Calypso
- Author: David Sedaris
- Audio read by: David Sedaris
- Cover artist: Peter Mendelsund
- Language: American English
- Subject: Health, death, family
- Set in: England, Japan, United States
- Publisher: Little, Brown and Company, Blackstone Audio
- Publication date: May 29, 2018
- Publication place: United States
- Media type: Print, ebook, audiobook
- Pages: 261
- ISBN: 978-0316392389 (print)

= Calypso (book) =

2018 essay collection by David Sedaris

Calypso is a collection of 21 semi-autobiographical essays by David Sedaris. It was published on May 29, 2018 by Little, Brown and Company.

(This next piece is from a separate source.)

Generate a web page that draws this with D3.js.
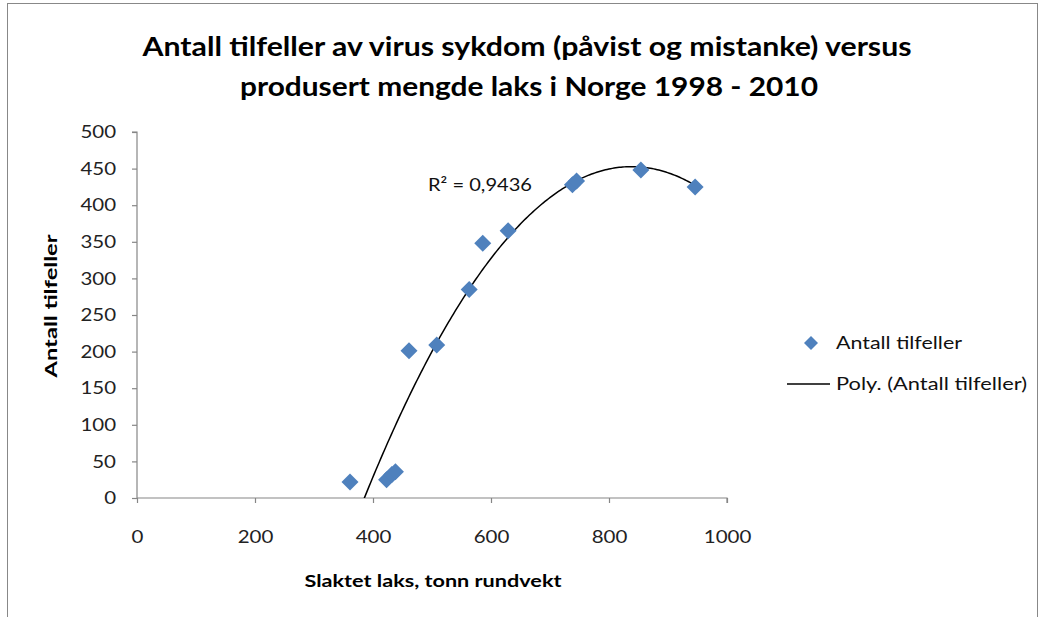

Fourteen of the 21 essays were previously published in a magazine or newspaper; some of these were published under a different title or in a different form.

==Essays==

1. "Company Man"
2. "Now We Are Five"
3. "Little Guy"
4. "Stepping Out"
5. "A House Divided"
6. "The Perfect Fit"
7. "Leviathan"
8. "Your English Is So Good"
9. "Calypso"
10. "A Modest Proposal"
11. "The Silent Treatment"
12. "Untamed"
13. "The One(s) Who Got Away"
14. "Sorry"
15. "Boo-hooey"
16. "A Number of the Reasons I've Been Depressed Lately"
17. "Why Aren't You Laughing?"
18. "I'm Still Standing"
19. "The Spirit World"
20. "And While You're Up There, Check On My Prostate"
21. "The Comey Memo"

==Synopsis ==
In Calypso, Sedaris writes primarily about his family and aging, as he is approaching the age his mother was when she died of cancer (62) and his sister Tiffany had recently died by suicide. He purchases a seaside vacation home in Emerald Isle, North Carolina, for the remaining siblings to spend time in with their father, now in his 90s, as they did growing up. He also discusses shopping for clothes in Japan with his sisters and a gastrointestinal virus he acquires while on book tour, an experience he views in terms of looming incontinence of old age.